Study finds falcons born drone-hunters

Promise seen in copying their ways

A peregrine falcon. MUST CREDIT: Frank Doyle/U.S. Fish and Wildlife Service.
A peregrine falcon. MUST CREDIT: Frank Doyle/U.S. Fish and Wildlife Service.

Throughout history, humans have employed falcons as lethal hunters of other animals. Now those raptors are being sent after drones.

It turns out that many of the skills the feathered predators use to find tasty lunches can be applied to the developing field of drone defense. A U.S. Air Force-funded study by zoology researchers at Oxford University suggests that the means by which a peregrine falcon tracks its quarry could be effective in defending against drones that threaten troops, police or airports.

The researchers fitted the falcons with miniature video cameras and GPS receivers to track their angle and method of attack on other birds, or on bait being towed through the air by a drone. In a paper recently published in the Proceedings of the National Academy of Sciences of the U.S., a falcon's approach to intercepting its target aligned closely with the rules of proportional navigation, a guidance system used by visually directed missiles.

The principle is such that a missile -- or a falcon on the hunt -- will reach a target as long as its line of sight remains unobstructed while it closes in.
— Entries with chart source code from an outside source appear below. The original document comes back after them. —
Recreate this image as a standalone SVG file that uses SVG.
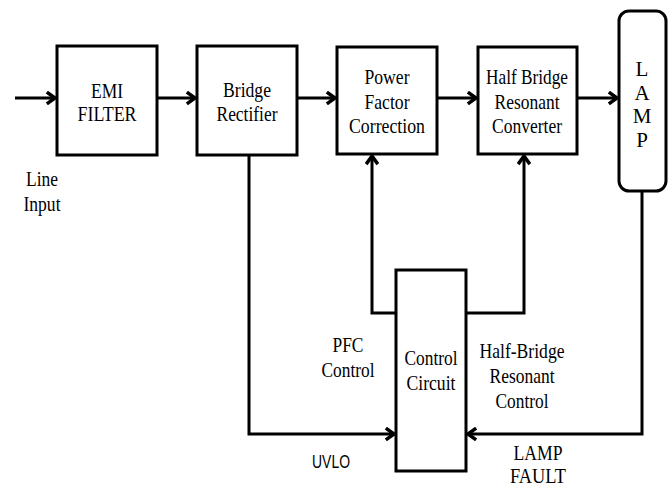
<svg xmlns="http://www.w3.org/2000/svg" width="671" height="487" viewBox="0 0 671 487">
<style>
.box{fill:#fff;stroke:#000;stroke-width:3}
.ln{fill:none;stroke:#000;stroke-width:3;stroke-linejoin:miter}
</style>
<defs>
<marker id="ah" markerUnits="userSpaceOnUse" markerWidth="14" markerHeight="14" refX="9" refY="6" orient="auto" viewBox="0 0 12 12">
<path d="M2,1 L9,6 L2,11" fill="none" stroke="#000" stroke-width="3"/>
</marker>
</defs>
<g id="connectors">
<line class="ln" x1="15" y1="98" x2="55" y2="98" marker-end="url(#ah)"/>
<line class="ln" x1="157" y1="98" x2="195" y2="98" marker-end="url(#ah)"/>
<line class="ln" x1="297" y1="98" x2="335" y2="98" marker-end="url(#ah)"/>
<line class="ln" x1="437" y1="98" x2="476" y2="98" marker-end="url(#ah)"/>
<line class="ln" x1="577" y1="98" x2="617" y2="98" marker-end="url(#ah)"/>
<polyline class="ln" points="396,313 372,313 372,156" marker-end="url(#ah)"/>
<polyline class="ln" points="466,313 524,313 524,156" marker-end="url(#ah)"/>
<polyline class="ln" points="249,155 249,434 394,434" marker-end="url(#ah)"/>
<polyline class="ln" points="642,191 642,434 468,434" marker-end="url(#ah)"/>
</g>
<g font-family="Liberation Serif" font-size="21" text-anchor="middle" fill="#000">
<g id="emi">
<rect class="box" x="57" y="46" width="100" height="109"/>
<text x="107" y="98" textLength="32" lengthAdjust="spacingAndGlyphs">EMI</text>
<text x="107" y="121" textLength="59" lengthAdjust="spacingAndGlyphs">FILTER</text>
</g>
<g id="bridge">
<rect class="box" x="197" y="46" width="100" height="109"/>
<text x="247" y="97" textLength="48" lengthAdjust="spacingAndGlyphs">Bridge</text>
<text x="247" y="121" textLength="61" lengthAdjust="spacingAndGlyphs">Rectifier</text>
</g>
<g id="pfc">
<rect class="box" x="337" y="47" width="100" height="107"/>
<text x="387" y="84" textLength="45" lengthAdjust="spacingAndGlyphs">Power</text>
<text x="387" y="109" textLength="45" lengthAdjust="spacingAndGlyphs">Factor</text>
<text x="387" y="133" textLength="76" lengthAdjust="spacingAndGlyphs">Correction</text>
</g>
<g id="halfbridge">
<rect class="box" x="478" y="47" width="99" height="107"/>
<text x="527" y="84" textLength="82" lengthAdjust="spacingAndGlyphs">Half Bridge</text>
<text x="527" y="109" textLength="65" lengthAdjust="spacingAndGlyphs">Resonant</text>
<text x="527" y="133" textLength="70" lengthAdjust="spacingAndGlyphs">Converter</text>
</g>
<g id="lamp">
<rect class="box" x="619" y="11" width="47" height="180" rx="10" ry="10"/>
<text x="642" y="76">L</text>
<text x="642" y="100">A</text>
<text x="642" y="123">M</text>
<text x="642" y="147">P</text>
</g>
<g id="control">
<rect class="box" x="396" y="270" width="70" height="201"/>
<text x="431" y="365" textLength="53" lengthAdjust="spacingAndGlyphs">Control</text>
<text x="431" y="390" textLength="49" lengthAdjust="spacingAndGlyphs">Circuit</text>
</g>
<g id="labels">
<text x="42" y="186" textLength="32" lengthAdjust="spacingAndGlyphs">Line</text>
<text x="42" y="211" textLength="37" lengthAdjust="spacingAndGlyphs">Input</text>
<text x="348" y="352" textLength="31" lengthAdjust="spacingAndGlyphs">PFC</text>
<text x="348" y="377" textLength="53" lengthAdjust="spacingAndGlyphs">Control</text>
<text x="522" y="358" textLength="85" lengthAdjust="spacingAndGlyphs">Half-Bridge</text>
<text x="522" y="383" textLength="65" lengthAdjust="spacingAndGlyphs">Resonant</text>
<text x="522" y="408" textLength="53" lengthAdjust="spacingAndGlyphs">Control</text>
<text x="538" y="460" textLength="49" lengthAdjust="spacingAndGlyphs">LAMP</text>
<text x="538" y="483" textLength="56" lengthAdjust="spacingAndGlyphs">FAULT</text>
<text x="331" y="468" font-family="Liberation Sans" font-size="19" textLength="38" lengthAdjust="spacingAndGlyphs">UVLO</text>
</g>
</g>
</svg>
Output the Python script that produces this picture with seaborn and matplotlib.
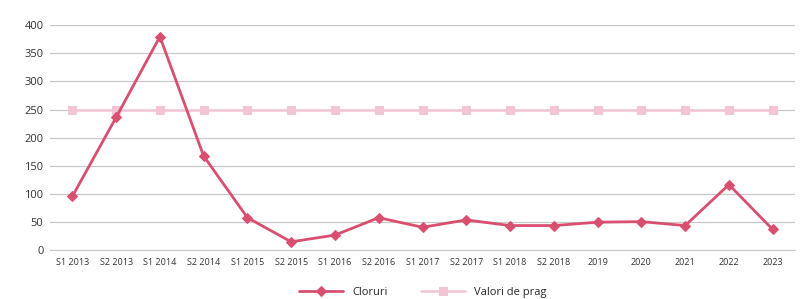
import matplotlib
matplotlib.use("Agg")
import matplotlib.pyplot as plt
import seaborn as sns
import pandas as pd

# Date
perioade = ["S1 2013", "S2 2013", "S1 2014", "S2 2014", "S1 2015", "S2 2015",
            "S1 2016", "S2 2016", "S1 2017", "S2 2017", "S1 2018", "S2 2018",
            "2019", "2020", "2021", "2022", "2023"]
cloruri = [95, 236, 380, 167, 57, 14, 26, 57, 40, 53, 43, 43, 49, 50, 43, 116, 36]
valori_prag = [250] * len(perioade)

df = pd.DataFrame({"perioada": perioade, "Cloruri": cloruri, "Valori de prag": valori_prag})
df["x"] = range(len(perioade))

sns.set_style("white")
plt.rcParams["font.family"] = ["Open Sans", "DejaVu Sans"]

fig, ax = plt.subplots(figsize=(8.01, 2.99), dpi=100)
fig.subplots_adjust(left=0.063, right=0.992, top=0.915, bottom=0.165)

sns.lineplot(data=df, x="x", y="Valori de prag", ax=ax, color="#f2c4d4",
             marker="s", markersize=6, markeredgecolor="#f2c4d4",
             linewidth=1.8, label="Valori de prag", zorder=2)
sns.lineplot(data=df, x="x", y="Cloruri", ax=ax, color="#d94f70",
             marker="D", markersize=5, markeredgecolor="#d94f70",
             linewidth=2, label="Cloruri", zorder=3)

ax.set_ylim(0, 400)
ax.set_yticks(range(0, 401, 50))
ax.set_xlim(-0.5, len(perioade) - 0.5)
ax.set_xticks(df["x"])
ax.set_xticklabels(perioade)
ax.tick_params(axis="x", labelsize=6.5, colors="#333333", length=0, pad=6)
ax.tick_params(axis="y", labelsize=8, colors="#333333", length=0, pad=5)
ax.set_xlabel("")
ax.set_ylabel("")
ax.yaxis.grid(True, color="#c8c8c8", linewidth=0.9)
for s in ["top", "right", "left"]:
    ax.spines[s].set_visible(False)
ax.spines["bottom"].set_color("#c8c8c8")

handles, labels = ax.get_legend_handles_labels()
ax.legend(handles[::-1], labels[::-1], loc="upper center", bbox_to_anchor=(0.5, -0.12),
          ncol=2, frameon=False, fontsize=8, handlelength=4, columnspacing=3)

plt.savefig("out.png", dpi=100)
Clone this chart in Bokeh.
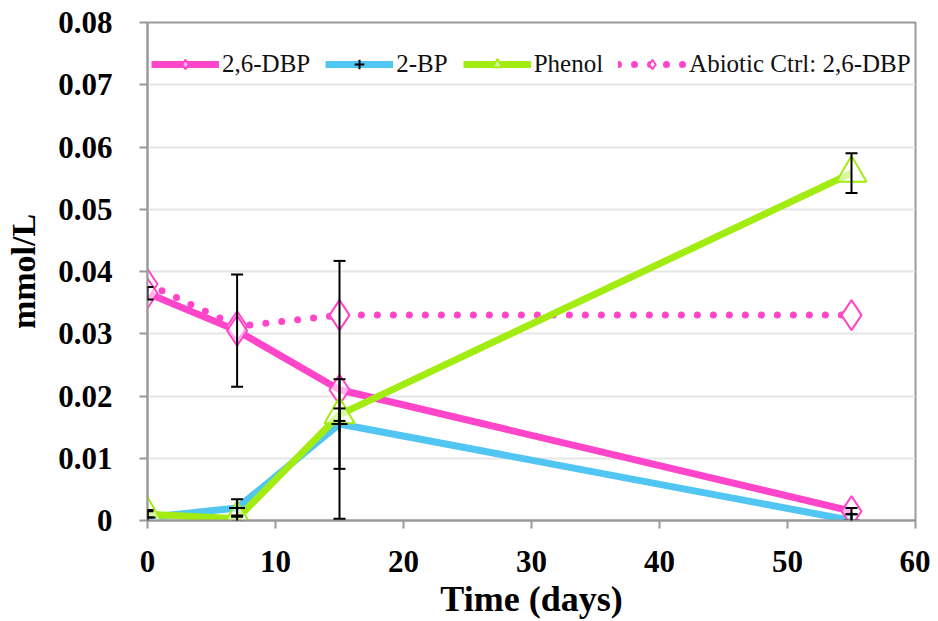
from bokeh.plotting import figure
from bokeh.models import Range1d, ColumnDataSource, Whisker, TeeHead, Legend, LegendItem, FixedTicker
from bokeh.embed import file_html
from bokeh.resources import INLINE

days = [0, 7, 15, 55]
dbp = [0.0365, 0.0305, 0.0210, 0.0015]
dbp_err = [0.0010, 0.0090, 0.0207, 0.0005]
bp = [0.0005, 0.0020, 0.0155, 0.0000]
bp_err = [0.0012, 0.0014, 0.0072, 0.0010]
phenol = [0.0010, 0.0003, 0.0170, 0.0558]
phenol_err = [0.0005, 0.0005, 0.0010, 0.0032]
abiotic = [0.0380, 0.0312, 0.0330, 0.0330]

x_ticks = [0, 10, 20, 30, 40, 50, 60]
y_ticks = [0, 0.01, 0.02, 0.03, 0.04, 0.05, 0.06, 0.07, 0.08]

PINK = "#FF45C9"
BLUE = "#52C6F2"
GREEN = "#A3EC12"

p = figure(width=930, height=621, output_backend="svg", toolbar_location=None,
           x_range=Range1d(0, 60), y_range=Range1d(0, 0.08),
           min_border_left=147, min_border_right=15, min_border_top=22, min_border_bottom=100)
p.background_fill_color = "white"
p.border_fill_color = "white"
p.outline_line_color = "#999999"
p.outline_line_width = 2

p.xgrid.visible = False
p.ygrid.grid_line_color = "#E6E6E6"
p.ygrid.grid_line_width = 2
p.ygrid.ticker = FixedTicker(ticks=y_ticks)

FONT = "Liberation Serif"
for ax in (p.xaxis[0], p.yaxis[0]):
    ax.major_label_text_font = FONT
    ax.major_label_text_font_style = "bold"
    ax.major_label_text_font_size = "31px"
    ax.major_label_text_color = "black"
    ax.axis_label_text_font = FONT
    ax.axis_label_text_font_style = "bold"
    ax.axis_label_text_color = "black"
    ax.axis_line_color = "#999999"
    ax.axis_line_width = 2
    ax.major_tick_line_color = "#999999"
    ax.major_tick_line_width = 2
    ax.major_tick_in = 0
    ax.major_tick_out = 8
    ax.minor_tick_line_color = None

p.xaxis.axis_label_text_font_size = "36px"
p.yaxis.axis_label_text_font_size = "34px"
p.xaxis.ticker = FixedTicker(ticks=x_ticks)
p.yaxis.ticker = FixedTicker(ticks=y_ticks)
p.yaxis.major_label_overrides = {t: ("0" if t == 0 else f"{t:.2f}") for t in y_ticks}
p.xaxis.axis_label = "Time (days)"
p.yaxis.axis_label = "mmol/L"
p.xaxis.major_label_standoff = 22
p.yaxis.major_label_standoff = 27
p.xaxis.axis_label_standoff = 4
p.yaxis.axis_label_standoff = 13

src = ColumnDataSource(dict(x=days, dbp=dbp, bp=bp, phenol=phenol, abiotic=abiotic,
                            dbp_lo=[v - e for v, e in zip(dbp, dbp_err)],
                            dbp_hi=[v + e for v, e in zip(dbp, dbp_err)],
                            bp_lo=[v - e for v, e in zip(bp, bp_err)],
                            bp_hi=[v + e for v, e in zip(bp, bp_err)],
                            ph_lo=[v - e for v, e in zip(phenol, phenol_err)],
                            ph_hi=[v + e for v, e in zip(phenol, phenol_err)]))

l_ab = p.line("x", "abiotic", source=src, line_color=PINK, line_width=7,
              line_dash="0 16", line_cap="round")
l_dbp = p.line("x", "dbp", source=src, line_color=PINK, line_width=7)
l_bp = p.line("x", "bp", source=src, line_color=BLUE, line_width=7)
l_ph = p.line("x", "phenol", source=src, line_color=GREEN, line_width=7)

m_ab = p.scatter("x", "abiotic", source=src, marker="diamond", size=30,
                 line_color=PINK, fill_color="white", line_width=2)
m_dbp = p.scatter("x", "dbp", source=src, marker="diamond", size=30,
                  line_color=PINK, fill_color="white", fill_alpha=0.6, line_width=2)
m_ph = p.scatter("x", "phenol", source=src, marker="triangle", size=30,
                 line_color=GREEN, fill_color="white", fill_alpha=0.6, line_width=2)
m_bp = p.scatter("x", "bp", source=src, marker="cross", size=16,
                 line_color="black", line_width=2)

for lo, hi in (("dbp_lo", "dbp_hi"), ("bp_lo", "bp_hi"), ("ph_lo", "ph_hi")):
    w = Whisker(source=src, base="x", lower=lo, upper=hi, line_color="black", line_width=2,
                upper_head=TeeHead(size=12, line_color="black", line_width=2),
                lower_head=TeeHead(size=12, line_color="black", line_width=2))
    w.level = "overlay"
    p.add_layout(w)

legend = Legend(items=[
    LegendItem(label="2,6-DBP", renderers=[l_dbp, m_dbp]),
    LegendItem(label="2-BP", renderers=[l_bp, m_bp]),
    LegendItem(label="Phenol", renderers=[l_ph, m_ph]),
    LegendItem(label="Abiotic Ctrl: 2,6-DBP", renderers=[l_ab, m_ab]),
], orientation="horizontal", location=(4, 442))
legend.margin = 0
legend.padding = 6
legend.spacing = 15
legend.glyph_width = 68
legend.glyph_height = 24
legend.label_standoff = 3
legend.label_text_font = FONT
legend.label_text_font_size = "25px"
legend.label_text_color = "#111111"
legend.border_line_color = None
legend.background_fill_color = "white"
legend.background_fill_alpha = 1.0
p.add_layout(legend)

open("out.html", "w").write(file_html(p, INLINE))
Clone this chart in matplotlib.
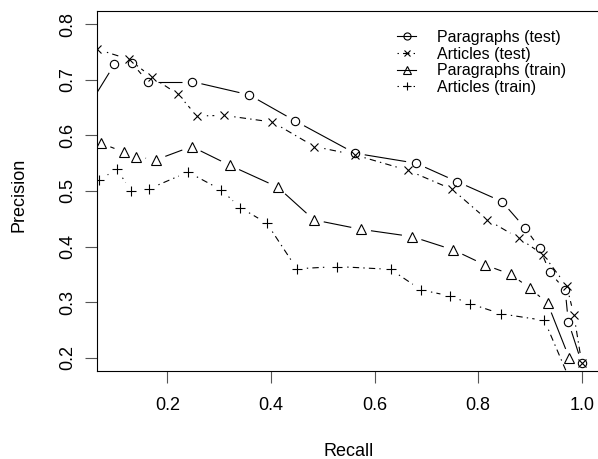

The earliest AIM-9 Sidewinder heat-seeking missiles, dating to the 1950s, used this technique with a rotating mirror to "see" the target.

A key difference is that falcons adjust their angle of attack to compensate for their slower speeds -- which is where drones come in. The work, the researchers suggested, could be applied to the development of small, visually guided drones that can disable other drones.

"We think that the finer details of how peregrines operate could certainly find application in small drones designed to remove other drones from protected airspace," professor Graham Taylor, the principal investigator, wrote in an email. The research involved data from 55 attack flights in Wales with falconers and a certified drone operator.

For soldiers on the battlefield and even law enforcement officers at home, the threat of drone attack has grown as every day passes, as has a desire for a working defense. In July, the Pentagon authorized 133 U.S. military installations to shoot down private or commercial drones that threaten their airspace.

Cheap, small drones have become a handy weapon for militants, and the Defense Department is working to field new technology and techniques to protect troops and equipment.

The application to drone defense "emerged naturally through the course of the study" given research by several police forces to eliminate drones using trained raptors, the authors said. Police in the Netherlands, for example, have studied whether eagles can be an effective means to capture and disable small drones.

"The problem with this approach is that raptors are only motivated to chase targets if they are hungry or defending a territory, and spinning rotor blades pose as much of a threat to a birds' talons as they do to our own fingers," Taylor wrote in an email. "Keeping a defense team of hungry raptors on call isn't practical, and flying them at large multi-rotors isn't ethical." (The Air Force didn't immediately return a request for comment.)